▶ SET TASK
Print the listing as it stands, omitting all images.
-- Start of DATA LINES --
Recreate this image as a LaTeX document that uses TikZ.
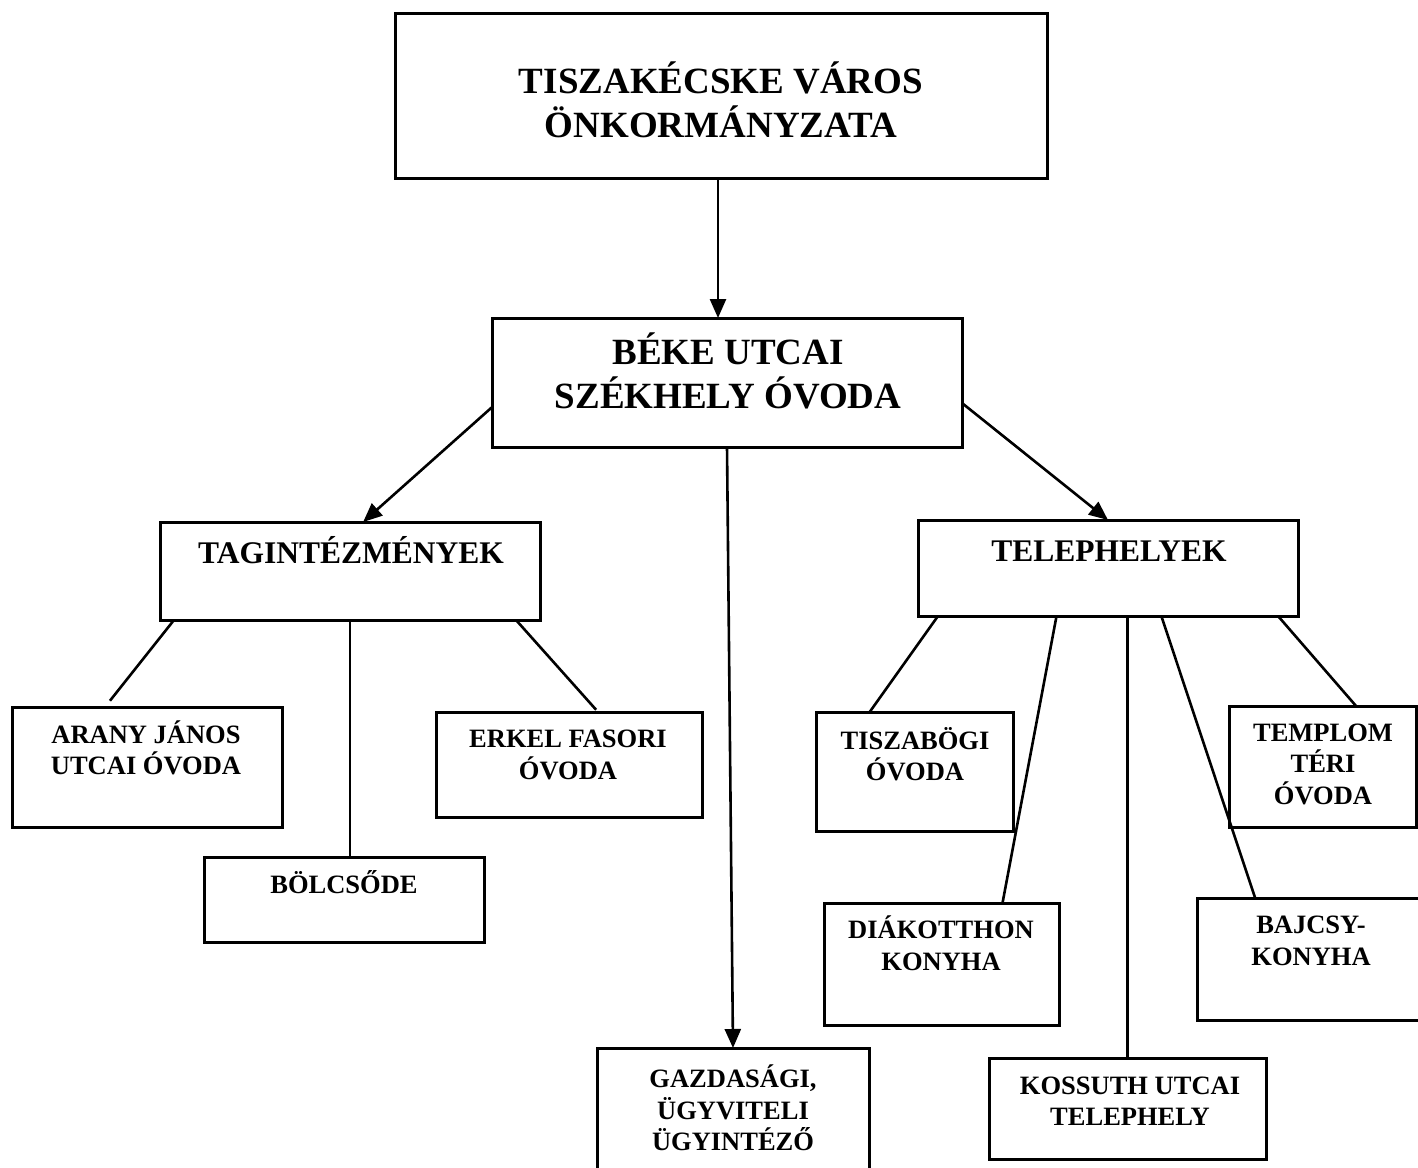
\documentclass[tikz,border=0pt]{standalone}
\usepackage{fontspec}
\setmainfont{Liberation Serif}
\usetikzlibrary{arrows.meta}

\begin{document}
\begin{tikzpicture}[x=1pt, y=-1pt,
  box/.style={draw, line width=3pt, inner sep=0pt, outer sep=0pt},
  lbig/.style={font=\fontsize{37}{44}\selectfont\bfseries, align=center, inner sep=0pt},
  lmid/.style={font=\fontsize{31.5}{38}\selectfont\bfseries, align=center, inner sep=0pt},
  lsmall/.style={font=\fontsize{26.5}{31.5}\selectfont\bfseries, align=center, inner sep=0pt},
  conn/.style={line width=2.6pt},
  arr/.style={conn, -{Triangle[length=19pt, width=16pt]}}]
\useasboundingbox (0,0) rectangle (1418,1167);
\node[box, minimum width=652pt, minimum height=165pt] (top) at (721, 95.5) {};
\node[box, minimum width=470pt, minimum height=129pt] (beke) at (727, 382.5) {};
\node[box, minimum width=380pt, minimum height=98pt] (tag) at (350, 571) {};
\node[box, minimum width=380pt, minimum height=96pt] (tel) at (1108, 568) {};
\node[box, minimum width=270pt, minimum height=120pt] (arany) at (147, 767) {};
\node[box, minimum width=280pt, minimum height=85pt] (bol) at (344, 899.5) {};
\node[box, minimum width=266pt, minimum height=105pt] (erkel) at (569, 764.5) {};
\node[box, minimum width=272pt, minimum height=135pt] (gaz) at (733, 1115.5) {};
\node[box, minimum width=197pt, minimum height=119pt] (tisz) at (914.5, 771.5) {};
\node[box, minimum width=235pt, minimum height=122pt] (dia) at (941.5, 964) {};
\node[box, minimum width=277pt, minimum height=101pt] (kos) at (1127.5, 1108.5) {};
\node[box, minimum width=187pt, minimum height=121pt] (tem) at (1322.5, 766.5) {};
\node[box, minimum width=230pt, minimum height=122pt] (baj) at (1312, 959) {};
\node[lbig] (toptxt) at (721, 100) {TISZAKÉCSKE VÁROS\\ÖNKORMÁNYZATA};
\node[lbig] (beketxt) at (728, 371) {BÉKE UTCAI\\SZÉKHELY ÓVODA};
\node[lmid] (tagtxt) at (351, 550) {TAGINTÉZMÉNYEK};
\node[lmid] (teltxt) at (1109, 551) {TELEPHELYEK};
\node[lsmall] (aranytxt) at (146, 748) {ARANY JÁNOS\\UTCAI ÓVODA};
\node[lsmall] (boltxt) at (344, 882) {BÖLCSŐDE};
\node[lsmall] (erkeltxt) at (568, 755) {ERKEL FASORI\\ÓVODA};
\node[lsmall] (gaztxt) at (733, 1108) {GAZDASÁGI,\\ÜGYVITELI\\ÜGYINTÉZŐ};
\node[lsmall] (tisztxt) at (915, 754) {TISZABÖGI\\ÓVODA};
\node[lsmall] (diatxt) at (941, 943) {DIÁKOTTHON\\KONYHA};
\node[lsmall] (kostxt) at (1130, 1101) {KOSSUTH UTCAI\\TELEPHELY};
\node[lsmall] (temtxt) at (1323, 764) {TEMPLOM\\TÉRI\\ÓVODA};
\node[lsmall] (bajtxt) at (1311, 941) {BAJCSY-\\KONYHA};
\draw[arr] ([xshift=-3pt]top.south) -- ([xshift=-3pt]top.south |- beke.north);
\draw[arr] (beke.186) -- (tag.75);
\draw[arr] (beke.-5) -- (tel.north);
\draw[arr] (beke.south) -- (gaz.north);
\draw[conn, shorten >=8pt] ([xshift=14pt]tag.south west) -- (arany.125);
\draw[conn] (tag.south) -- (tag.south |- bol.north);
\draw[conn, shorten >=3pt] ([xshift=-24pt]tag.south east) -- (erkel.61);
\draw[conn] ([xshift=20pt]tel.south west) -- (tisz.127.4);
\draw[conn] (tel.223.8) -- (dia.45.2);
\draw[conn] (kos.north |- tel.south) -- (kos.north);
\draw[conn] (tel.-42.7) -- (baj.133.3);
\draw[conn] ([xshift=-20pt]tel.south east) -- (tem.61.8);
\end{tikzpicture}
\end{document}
-- End of DATA LINES --
▶ SOLUTION
Recreate this image as a LaTeX document that uses TikZ.
\documentclass[tikz,border=0pt]{standalone}
\usepackage{fontspec}
\setmainfont{Liberation Serif}
\usetikzlibrary{arrows.meta}

\begin{document}
\begin{tikzpicture}[x=1pt, y=-1pt,
  box/.style={draw, line width=3pt, inner sep=0pt, outer sep=0pt},
  lbig/.style={font=\fontsize{37}{44}\selectfont\bfseries, align=center, inner sep=0pt},
  lmid/.style={font=\fontsize{31.5}{38}\selectfont\bfseries, align=center, inner sep=0pt},
  lsmall/.style={font=\fontsize{26.5}{31.5}\selectfont\bfseries, align=center, inner sep=0pt},
  conn/.style={line width=2.6pt},
  arr/.style={conn, -{Triangle[length=19pt, width=16pt]}}]
\useasboundingbox (0,0) rectangle (1418,1167);
\node[box, minimum width=652pt, minimum height=165pt] (top) at (721, 95.5) {};
\node[box, minimum width=470pt, minimum height=129pt] (beke) at (727, 382.5) {};
\node[box, minimum width=380pt, minimum height=98pt] (tag) at (350, 571) {};
\node[box, minimum width=380pt, minimum height=96pt] (tel) at (1108, 568) {};
\node[box, minimum width=270pt, minimum height=120pt] (arany) at (147, 767) {};
\node[box, minimum width=280pt, minimum height=85pt] (bol) at (344, 899.5) {};
\node[box, minimum width=266pt, minimum height=105pt] (erkel) at (569, 764.5) {};
\node[box, minimum width=272pt, minimum height=135pt] (gaz) at (733, 1115.5) {};
\node[box, minimum width=197pt, minimum height=119pt] (tisz) at (914.5, 771.5) {};
\node[box, minimum width=235pt, minimum height=122pt] (dia) at (941.5, 964) {};
\node[box, minimum width=277pt, minimum height=101pt] (kos) at (1127.5, 1108.5) {};
\node[box, minimum width=187pt, minimum height=121pt] (tem) at (1322.5, 766.5) {};
\node[box, minimum width=230pt, minimum height=122pt] (baj) at (1312, 959) {};
\node[lbig] (toptxt) at (721, 100) {TISZAKÉCSKE VÁROS\\ÖNKORMÁNYZATA};
\node[lbig] (beketxt) at (728, 371) {BÉKE UTCAI\\SZÉKHELY ÓVODA};
\node[lmid] (tagtxt) at (351, 550) {TAGINTÉZMÉNYEK};
\node[lmid] (teltxt) at (1109, 551) {TELEPHELYEK};
\node[lsmall] (aranytxt) at (146, 748) {ARANY JÁNOS\\UTCAI ÓVODA};
\node[lsmall] (boltxt) at (344, 882) {BÖLCSŐDE};
\node[lsmall] (erkeltxt) at (568, 755) {ERKEL FASORI\\ÓVODA};
\node[lsmall] (gaztxt) at (733, 1108) {GAZDASÁGI,\\ÜGYVITELI\\ÜGYINTÉZŐ};
\node[lsmall] (tisztxt) at (915, 754) {TISZABÖGI\\ÓVODA};
\node[lsmall] (diatxt) at (941, 943) {DIÁKOTTHON\\KONYHA};
\node[lsmall] (kostxt) at (1130, 1101) {KOSSUTH UTCAI\\TELEPHELY};
\node[lsmall] (temtxt) at (1323, 764) {TEMPLOM\\TÉRI\\ÓVODA};
\node[lsmall] (bajtxt) at (1311, 941) {BAJCSY-\\KONYHA};
\draw[arr] ([xshift=-3pt]top.south) -- ([xshift=-3pt]top.south |- beke.north);
\draw[arr] (beke.186) -- (tag.75);
\draw[arr] (beke.-5) -- (tel.north);
\draw[arr] (beke.south) -- (gaz.north);
\draw[conn, shorten >=8pt] ([xshift=14pt]tag.south west) -- (arany.125);
\draw[conn] (tag.south) -- (tag.south |- bol.north);
\draw[conn, shorten >=3pt] ([xshift=-24pt]tag.south east) -- (erkel.61);
\draw[conn] ([xshift=20pt]tel.south west) -- (tisz.127.4);
\draw[conn] (tel.223.8) -- (dia.45.2);
\draw[conn] (kos.north |- tel.south) -- (kos.north);
\draw[conn] (tel.-42.7) -- (baj.133.3);
\draw[conn] ([xshift=-20pt]tel.south east) -- (tem.61.8);
\end{tikzpicture}
\end{document}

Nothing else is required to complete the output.